Begin with the line that contains "Emit a Python" and end with the line that contains "import plotly.graph_objects as go", transcribing exactly each line in that stretch and no other.

>> begin SUPPLIED MATERIAL

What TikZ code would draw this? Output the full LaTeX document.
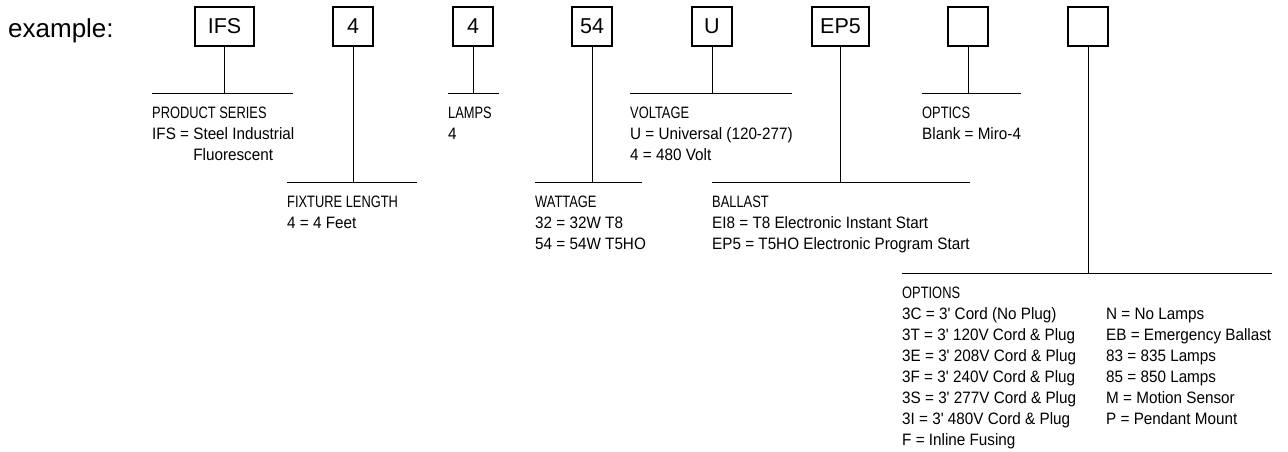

>> end SUPPLIED MATERIAL
>> begin SUPPLIED MATERIAL

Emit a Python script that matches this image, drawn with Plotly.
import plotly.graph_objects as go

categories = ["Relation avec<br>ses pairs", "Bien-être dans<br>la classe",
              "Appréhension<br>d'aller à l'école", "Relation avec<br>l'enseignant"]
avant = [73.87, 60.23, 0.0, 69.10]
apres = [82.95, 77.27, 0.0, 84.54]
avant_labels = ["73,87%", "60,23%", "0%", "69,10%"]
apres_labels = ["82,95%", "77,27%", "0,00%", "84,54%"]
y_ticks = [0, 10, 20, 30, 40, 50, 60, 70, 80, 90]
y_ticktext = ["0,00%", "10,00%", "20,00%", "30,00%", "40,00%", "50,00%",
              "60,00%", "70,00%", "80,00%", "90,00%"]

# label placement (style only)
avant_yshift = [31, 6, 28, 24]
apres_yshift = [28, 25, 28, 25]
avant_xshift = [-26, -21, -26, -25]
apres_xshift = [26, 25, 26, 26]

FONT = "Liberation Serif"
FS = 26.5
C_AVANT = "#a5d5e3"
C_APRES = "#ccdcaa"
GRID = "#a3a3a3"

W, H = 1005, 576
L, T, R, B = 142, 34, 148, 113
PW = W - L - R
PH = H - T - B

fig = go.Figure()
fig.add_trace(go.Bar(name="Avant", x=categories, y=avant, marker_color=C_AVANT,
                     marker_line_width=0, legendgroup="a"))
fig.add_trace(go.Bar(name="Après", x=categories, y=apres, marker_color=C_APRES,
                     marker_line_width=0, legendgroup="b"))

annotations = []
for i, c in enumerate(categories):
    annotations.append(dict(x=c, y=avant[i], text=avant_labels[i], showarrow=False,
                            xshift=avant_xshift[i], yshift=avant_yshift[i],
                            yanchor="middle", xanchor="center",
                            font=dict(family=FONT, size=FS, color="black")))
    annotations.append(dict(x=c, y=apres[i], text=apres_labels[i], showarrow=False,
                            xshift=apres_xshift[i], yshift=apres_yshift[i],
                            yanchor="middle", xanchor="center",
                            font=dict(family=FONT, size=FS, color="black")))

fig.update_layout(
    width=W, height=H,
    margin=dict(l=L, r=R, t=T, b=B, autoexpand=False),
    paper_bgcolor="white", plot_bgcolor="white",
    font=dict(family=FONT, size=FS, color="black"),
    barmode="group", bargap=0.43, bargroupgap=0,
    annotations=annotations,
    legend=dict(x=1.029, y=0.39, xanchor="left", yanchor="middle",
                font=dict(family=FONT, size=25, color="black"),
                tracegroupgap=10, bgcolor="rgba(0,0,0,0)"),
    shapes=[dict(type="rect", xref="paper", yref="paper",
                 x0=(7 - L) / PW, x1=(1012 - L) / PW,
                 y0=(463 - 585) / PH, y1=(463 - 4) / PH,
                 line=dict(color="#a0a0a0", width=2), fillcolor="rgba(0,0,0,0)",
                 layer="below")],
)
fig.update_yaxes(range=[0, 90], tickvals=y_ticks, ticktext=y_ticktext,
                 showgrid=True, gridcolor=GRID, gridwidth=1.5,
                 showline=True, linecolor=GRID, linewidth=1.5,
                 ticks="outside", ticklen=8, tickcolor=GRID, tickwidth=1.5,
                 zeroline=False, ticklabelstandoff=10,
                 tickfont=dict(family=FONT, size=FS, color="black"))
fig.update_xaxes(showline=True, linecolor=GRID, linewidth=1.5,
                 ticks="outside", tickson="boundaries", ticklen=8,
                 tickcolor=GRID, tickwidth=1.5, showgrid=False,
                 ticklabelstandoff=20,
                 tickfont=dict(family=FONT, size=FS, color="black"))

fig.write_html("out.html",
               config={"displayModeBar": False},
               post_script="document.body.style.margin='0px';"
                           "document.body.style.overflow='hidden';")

>> end SUPPLIED MATERIAL

▶ REPLY TO THE EXERCISE
Emit a Python script that matches this image, drawn with Plotly.
import plotly.graph_objects as go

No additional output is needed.